2006 Fu Hai 7536 Menghai Pu erh Cake









This is a 7536 recipe produced by Fu Hai Tea Factory.  This 2006 raw pu erh, is already 11 years old and this tea had been stored in Singapore for about 10 years.  The information slip in the tea stated that the pu erh is harvested from the Menghai region.  Pu erh tea drinkers would be familiar with the Menghai region as many vintage and classical old cakes were traditionally made from this region.  

This tea had aged well over the 10 years in Singapore.  The tea when brewed is mellow and sweet.  Notice the pleasant dark gold color of the tea.  Surprisingly, I found the tea paired nicely with fresh fruits (apples, pear and peaches).  I felt, that sipping the tea after having these fruits, the tea tasted sweeter.   Overall the tea has a nice pleasant sweet aftertaste and a nice floral-herbal  complexity In the tea.  I recommend that this tea should be brewed on the stronger side....by adding an extra gram of tea to your standard brew.

But I digress.  Making your tea on the stronger side......adding more tea leaves or a longer infusion?  Don't you get a strong tea from both methods?  Yes, but there are 2 main differences.  
a) using more leaves can get you more infusions in your tea session.  If you let your tea infuse for a longer time after every pour, you would get lesser rounds of tea.
b) there is a difference in taste and aroma.  The chi or energy from the tea is more pronounced with adding more leaves.  

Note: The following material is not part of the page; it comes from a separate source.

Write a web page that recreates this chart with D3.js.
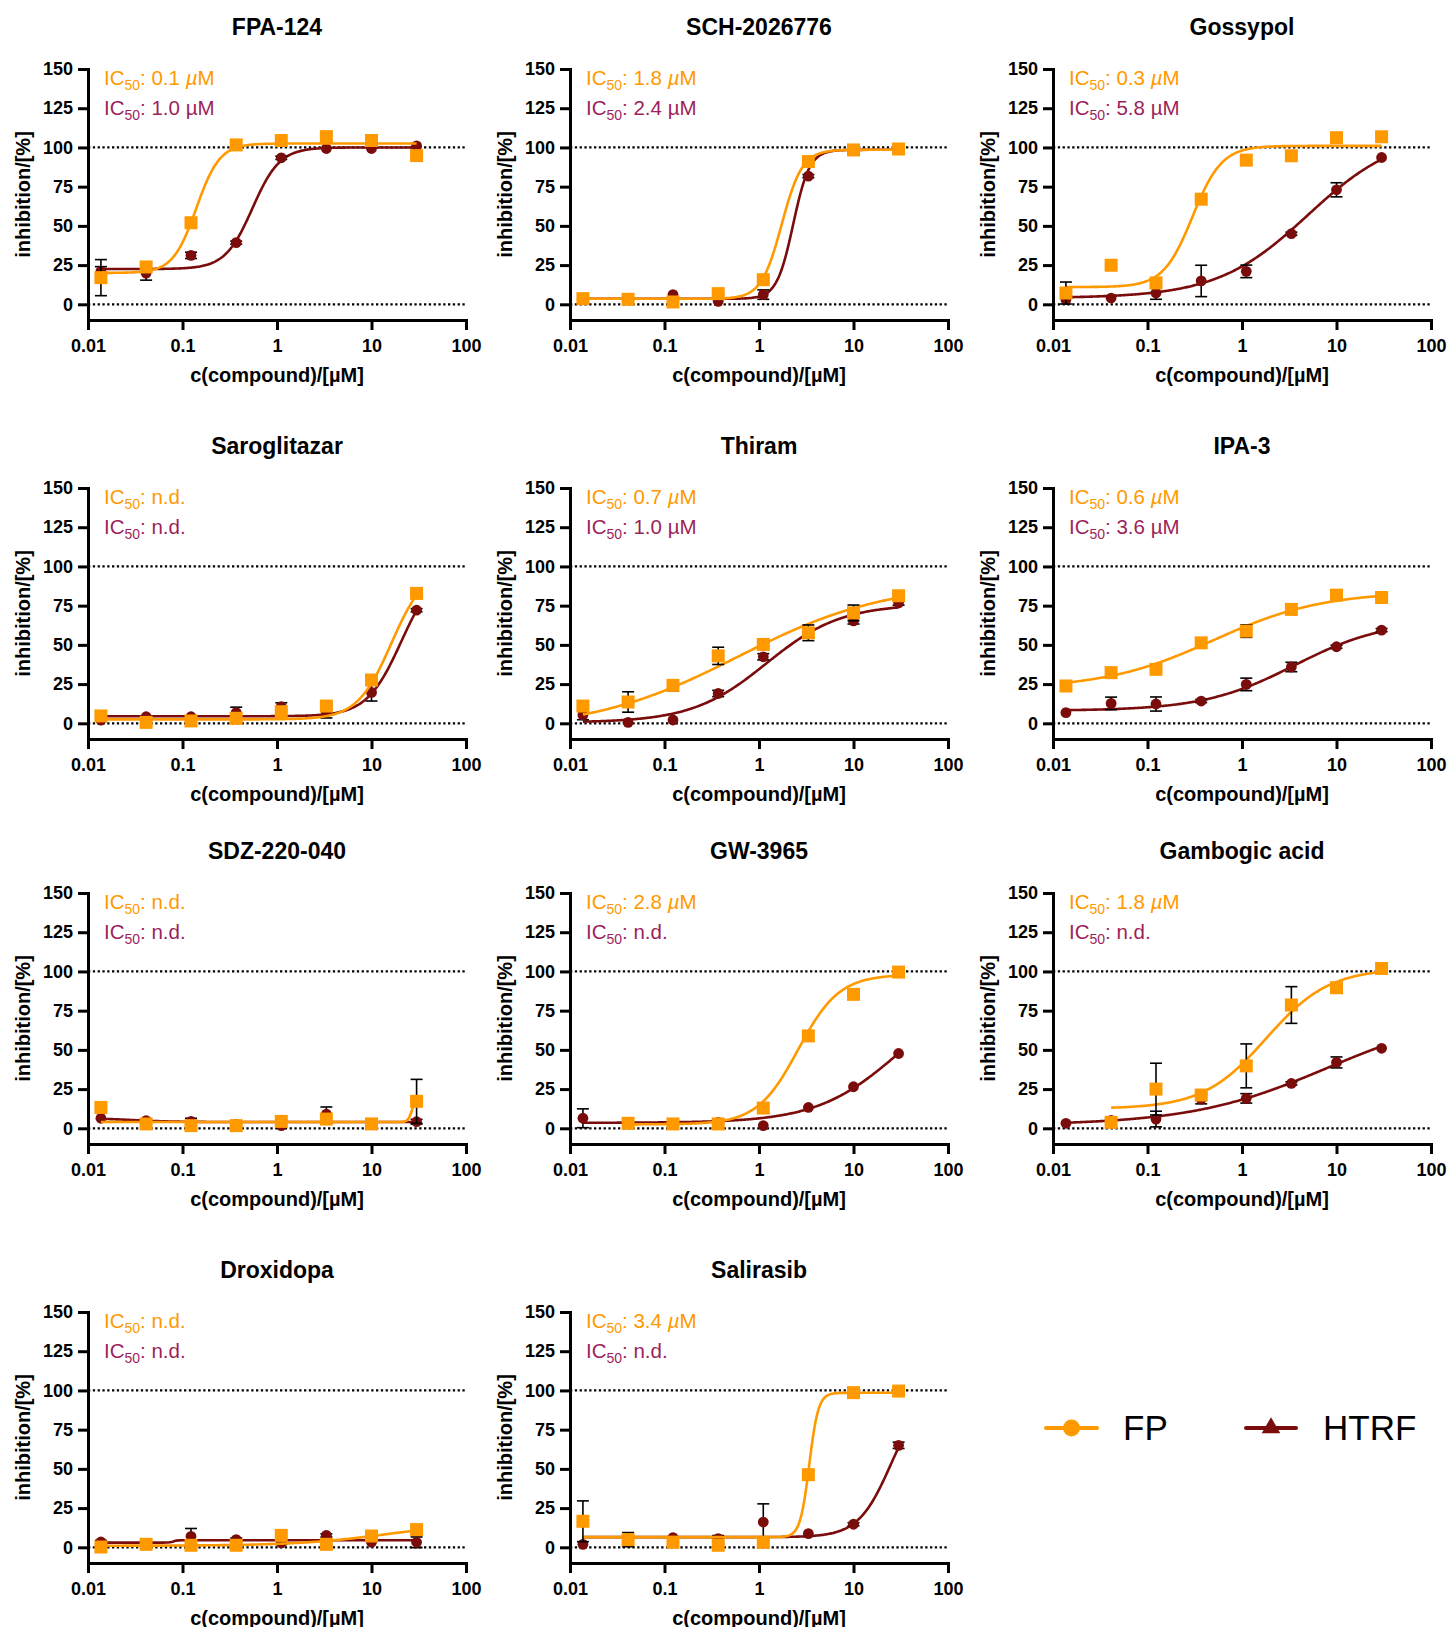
<!DOCTYPE html>
<html>
<head>
<meta charset="utf-8">
<script src="https://cdn.jsdelivr.net/npm/d3@7"></script>
<style>
  body { margin: 0; background: #fff; }
  svg { display: block; font-family: "Liberation Sans", Arial, sans-serif; }
</style>
</head>
<body>
<div id="chart"></div>
<script>
// data
var concentrations = [0.0137, 0.0412, 0.123, 0.370, 1.11, 3.33, 10, 30];

var compounds = ['FPA-124', 'SCH-2026776', 'Gossypol', 'Saroglitazar', 'Thiram', 'IPA-3',
  'SDZ-220-040', 'GW-3965', 'Gambogic acid', 'Droxidopa', 'Salirasib'];

var fpIC50 = ['0.1', '1.8', '0.3', 'n.d.', '0.7', '0.6', 'n.d.', '2.8', '1.8', 'n.d.', '3.4'];
var htrfIC50 = ['1.0', '2.4', '5.8', 'n.d.', '1.0', '3.6', 'n.d.', 'n.d.', 'n.d.', 'n.d.', 'n.d.'];

var fpValues = [
  [17, 23.8, 52, 101.6, 104.4, 106.9, 104.4, 94.8],
  [3.6, 3.2, 1.5, 6.8, 15.7, 91, 98.4, 99],
  [7.2, 24.9, 13.6, 67, 91.9, 94.7, 106.2, 106.8],
  [4.7, 0.6, 1.5, 3.2, 7.4, 11, 27.6, 82.8],
  [11, 13.6, 24.2, 43, 50.3, 57.7, 70.4, 81.3],
  [23.8, 32.3, 34.4, 51.3, 58.8, 72.6, 81.7, 80.2],
  [13.3, 2.8, 1.7, 1.7, 4.4, 5.9, 2.8, 17.2],
  [null, 3.2, 2.8, 2.8, 12.9, 58.9, 85.4, 99.6],
  [null, 3.8, 25, 21.2, 39.8, 78.6, 89.6, 101.9],
  [0.2, 1.9, 1.3, 1.3, 7.6, 1.9, 7.2, 11.3],
  [16.6, 4.9, 3.2, 1.3, 3.2, 46.3, 98.6, 99.6]
];
var fpErrors = [
  [11.5, 3, 1, 0, 0, 0, 0, 0],
  [0.5, 0.5, 0.5, 1, 1, 1, 0.5, 0.5],
  [7, 0, 0, 0, 0, 0, 0, 0],
  [0, 0, 0, 0, 0, 2, 0, 1],
  [0, 6.5, 3.5, 5.5, 1, 5, 5, 1],
  [0, 0, 0, 0, 4, 0, 0, 0],
  [0, 0, 0, 0, 0, 0, 0, 14],
  [0, 0, 0, 0, 0, 0, 0, 0],
  [0, 0, 16.5, 1, 14, 11.7, 0, 0],
  [0, 0, 0, 0, 0, 0, 0, 0],
  [13, 4.5, 0, 1, 0, 0, 0, 0]
];

var htrfValues = [
  [21, 19.9, 31.2, 39.3, 93.4, 99.3, 99.3, 101],
  [3.5, 3, 6.2, 1.9, 6.2, 81.7, 98, 99],
  [3, 4, 7.2, 14.9, 21, 45, 73, 93.6],
  [2, 4.2, 4.2, 6.8, 10.6, 7.4, 19.7, 72.1],
  [5.3, 0.6, 2.1, 19, 42.4, 57.7, 65.3, 76.8],
  [6.8, 12.7, 12.3, 14.2, 24.8, 35.9, 48.8, 59.4],
  [6.4, 4.9, 4.4, 2.5, 1.7, 9.1, 2.3, 4.2],
  [6.4, 3.5, 3, 3.8, 1.7, 13.3, 26.5, 47.7],
  [3.2, 5, 5.9, 18.6, 19.1, 28.6, 42, 51],
  [3.4, 2.3, 7.0, 4.9, 2.8, 7.6, 3.2, 3.2],
  [1.9, 5.5, 6.2, 5.5, 16.1, 8.7, 14.7, 65]
];
var htrfErrors = [
  [3, 4.5, 2, 1, 1, 0, 0, 0],
  [0, 0, 0, 0, 3, 1, 0, 0],
  [0, 0, 4, 10, 4, 1, 4.5, 0],
  [0, 0, 0, 3.5, 2.5, 4, 5.5, 1],
  [3, 0, 0, 2, 2, 3, 2, 1.5],
  [0, 4, 4.5, 1, 4, 3, 1, 1],
  [0, 0, 2, 0, 0, 4.5, 0, 1.5],
  [6, 0, 0, 0, 0, 0, 0, 0],
  [0, 0, 5, 3, 3, 1, 3.5, 0],
  [1, 0, 5, 1, 1, 1, 0, 3.4],
  [0, 0, 0, 2, 11.6, 0, 1, 2]
];

// fitted curves as drawn: [bottom, top, IC50, hill, first concentration]
var fpFits = [
  [20, 102.5, 0.14, 3.5, 0.0137],
  [3.5, 98.5, 1.74, 4, 0.0137],
  [11, 101, 0.3, 2.8, 0.0137],
  [2.5, 100, 16.3, 2.4, 0.0137],
  [-5, 90, 0.6, 0.55, 0.0137],
  [22, 84, 0.5, 0.75, 0.0137],
  [4, 20, 27, 20, 0.0137],
  [2.5, 98, 2.6, 2, 0.0412],
  [12.5, 102, 1.8, 1.3, 0.0412],
  [1, 16, 15, 0.9, 0.0137],
  [6.5, 98.5, 3.4, 9, 0.0137]
];
var htrfFits = [
  [22.5, 100, 0.55, 3, 0.0137],
  [3.5, 98.5, 2.3, 5, 0.0137],
  [4, 110, 5, 0.9, 0.0137],
  [4.5, 100, 20.7, 2.37, 0.0137],
  [0.5, 76, 1.2, 1.1, 0.0137],
  [8, 66, 3.6, 0.9, 0.0137],
  [6.5, 4, 0.03, 2, 0.0137],
  [3.5, 92, 30, 1, 0.0137],
  [2, 75, 8, 0.6, 0.0137],
  [3, 4.5, 0.08, 20, 0.0137],
  [6.5, 100, 25, 2.5, 0.0137]
];

var xTicks = [0.01, 0.1, 1, 10, 100];
var yTicks = [0, 25, 50, 75, 100, 125, 150];

var colFP = '#ff9900';
var colHTRF = '#7a0c0c';
var colHTRFText = '#9c1f5b';

var colX = [88, 570, 1053];
var rowY = [69, 488, 893, 1312];
var plotW = 378, plotH = 251;

var svg = d3.select('#chart').append('svg')
  .attr('width', 1450)
  .attr('height', 1627);

var x = d3.scaleLog().domain([0.01, 100]).range([0, plotW]);
var y = d3.scaleLinear().domain([-10, 150]).range([plotH, 0]);

function logistic(p, c) {
  return p[0] + (p[1] - p[0]) / (1 + Math.pow(p[2] / c, p[3]));
}

var line = d3.line()
  .x(function(d) { return x(d[0]); })
  .y(function(d) { return y(d[1]); });

function drawSeries(g, values, errors, fit, color, symbol) {
  var cEnd = concentrations[concentrations.length - 1];
  var lo = Math.log10(fit[4]), hi = Math.log10(cEnd);
  var pts = d3.range(0, 301).map(function(k) {
    var c = Math.pow(10, lo + (hi - lo) * k / 300);
    return [c, logistic(fit, c)];
  });
  g.append('path')
    .attr('d', line(pts))
    .attr('fill', 'none')
    .attr('stroke', color)
    .attr('stroke-width', 2.6);

  var pts2 = concentrations.map(function(c, k) {
    return { c: c, v: values[k], e: errors[k] };
  }).filter(function(d) { return d.v !== null; });

  var eb = g.append('g').attr('class', 'errbars')
    .attr('stroke', '#000').attr('stroke-width', 1.6).attr('fill', 'none');
  pts2.filter(function(d) { return d.e > 0; }).forEach(function(d) {
    var cx = x(d.c), y1 = y(d.v + d.e), y2 = y(d.v - d.e);
    eb.append('line').attr('x1', cx).attr('x2', cx).attr('y1', y1).attr('y2', y2);
    eb.append('line').attr('x1', cx - 6).attr('x2', cx + 6).attr('y1', y1).attr('y2', y1);
    eb.append('line').attr('x1', cx - 6).attr('x2', cx + 6).attr('y1', y2).attr('y2', y2);
  });

  if (symbol === 'square') {
    g.selectAll(null).data(pts2).enter().append('rect')
      .attr('x', function(d) { return x(d.c) - 6.5; })
      .attr('y', function(d) { return y(d.v) - 6.5; })
      .attr('width', 13).attr('height', 13)
      .attr('fill', color);
  } else {
    g.selectAll(null).data(pts2).enter().append('circle')
      .attr('cx', function(d) { return x(d.c); })
      .attr('cy', function(d) { return y(d.v); })
      .attr('r', 5.4)
      .attr('fill', color);
  }
}

function ic50Label(g, yPos, value, color, italicMu) {
  var t = g.append('text').attr('x', 16).attr('y', yPos)
    .attr('fill', color).attr('font-size', 20.5);
  t.append('tspan').text('IC');
  t.append('tspan').attr('font-size', 14).attr('dy', 5).text('50');
  if (value === 'n.d.') {
    t.append('tspan').attr('dy', -5).text(': n.d.');
  } else {
    t.append('tspan').attr('dy', -5).text(': ' + value + ' ');
    t.append('tspan').attr('font-style', italicMu ? 'italic' : 'normal').text('\u00b5');
    t.append('tspan').text('M');
  }
}

compounds.forEach(function(name, i) {
  var g = svg.append('g')
    .attr('transform', 'translate(' + colX[i % 3] + ',' + rowY[Math.floor(i / 3)] + ')');

  // reference lines at 0 and 100 %
  [0, 100].forEach(function(v) {
    g.append('line')
      .attr('x1', 0).attr('x2', plotW)
      .attr('y1', y(v)).attr('y2', y(v))
      .attr('stroke', '#000').attr('stroke-width', 2.3)
      .attr('stroke-dasharray', '2.3,2.5');
  });

  var yAxis = g.append('g')
    .call(d3.axisLeft(y).tickValues(yTicks).tickSize(10).tickSizeOuter(0).tickPadding(5));
  var xAxis = g.append('g')
    .attr('transform', 'translate(0,' + plotH + ')')
    .call(d3.axisBottom(x).tickValues(xTicks).tickSize(10).tickSizeOuter(0).tickPadding(9)
      .tickFormat(function(d) { return String(d); }));

  [yAxis, xAxis].forEach(function(a) {
    a.select('.domain').attr('stroke-width', 3).attr('stroke-linecap', 'square');
    a.selectAll('.tick line').attr('stroke-width', 3);
    a.selectAll('.tick text')
      .attr('font-size', 18).attr('font-weight', 'bold')
      .attr('font-family', '"Liberation Sans", Arial, sans-serif')
      .attr('fill', '#000');
  });

  drawSeries(g, htrfValues[i], htrfErrors[i], htrfFits[i], colHTRF, 'circle');
  drawSeries(g, fpValues[i], fpErrors[i], fpFits[i], colFP, 'square');

  g.append('text')
    .attr('x', plotW / 2).attr('y', -34)
    .attr('text-anchor', 'middle')
    .attr('font-size', 23).attr('font-weight', 'bold')
    .text(name);

  g.append('text')
    .attr('x', plotW / 2).attr('y', plotH + 62)
    .attr('text-anchor', 'middle')
    .attr('font-size', 20).attr('font-weight', 'bold')
    .text('c(compound)/[\u00b5M]');

  g.append('text')
    .attr('transform', 'translate(-65,' + (plotH / 2) + ') rotate(-90)')
    .attr('text-anchor', 'middle')
    .attr('dominant-baseline', 'central')
    .attr('font-size', 20).attr('font-weight', 'bold')
    .text('inhibition/[%]');

  ic50Label(g, 16, fpIC50[i], colFP, true);
  ic50Label(g, 46, htrfIC50[i], colHTRFText, false);
});

// legend
var legend = svg.append('g').attr('class', 'legend');
var fpL = legend.append('g').attr('transform', 'translate(1046,1428)');
fpL.append('line').attr('x1', 0).attr('x2', 51).attr('stroke', colFP)
  .attr('stroke-width', 4).attr('stroke-linecap', 'round');
fpL.append('circle').attr('cx', 25.5).attr('r', 8.5).attr('fill', colFP);
fpL.append('text').attr('x', 77).attr('y', 12).attr('font-size', 35).text('FP');

var htL = legend.append('g').attr('transform', 'translate(1246,1428)');
htL.append('line').attr('x1', 0).attr('x2', 50).attr('stroke', colHTRF)
  .attr('stroke-width', 4).attr('stroke-linecap', 'round');
htL.append('path').attr('d', d3.symbol().type(d3.symbolTriangle).size(150)())
  .attr('transform', 'translate(25,0)')
  .attr('fill', colHTRF);
htL.append('text').attr('x', 77).attr('y', 12).attr('font-size', 35).text('HTRF');
</script>
</body>
</html>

I would try to get an ideal brew when I opened a pu er tea cake.  Yes, its a personal preference in terms of strength.  It would normally take a few brews for me to determine whether I should use more/less leaves and the infusion times for the brew.  It may take 3-4 tea sessions before I settle down and conclude the brewing parameters for the tea.  How do you, my reader, determine your brewing parameters for your tea, please share with me your methods.  Thank you.




Saturday, August 26, 2017

Tsen Chi Cha






Tsen Chi Cha is a oolong tea produced in Amoy China.  This version is the Sea Dyke brand.  This tea is packed in a metal foil bag and packaged in a paper box.  This tea had been produced for many years by Sea Dyke and is available in many South East Asian countries.  They are commonly found in Chinese tea shops or Chinese emporiums.  I remembered I saw this tea at a Chinese tea shop in San Francisco and Toronto as well. 

I was in at Yue Hwa Emporium, Hong Kong last  year browsing at the Sea Dyke tea section when an elderly man came to the same aisle and picked up 2 boxes of this tea.  I asked him why he had chosen this tea.  He replied that he drank lots of tea (oolong, puerh, longqing), but because he lived in a very small apartment, he only had a small shelf for his tea.  When he had finished his stash, say oolong, he would replace them.  He mentioned he does not buy to store his tea long term but buy to drink.  He smiled and went off to pay, not before telling me that this tea was good.  I bought a box of this tea.

This tea brews up 5 good infusions.  It is high roasted and has a taste and aroma like a hybrid shui hsien and a tie kuan yin.  Nothing sophisticated or extraordinary but the traditional roast and comforting aroma made this tea a value for money purchase.   I can understand, when I sipped this tea at home, why the Hong Kong gentleman liked this oolong.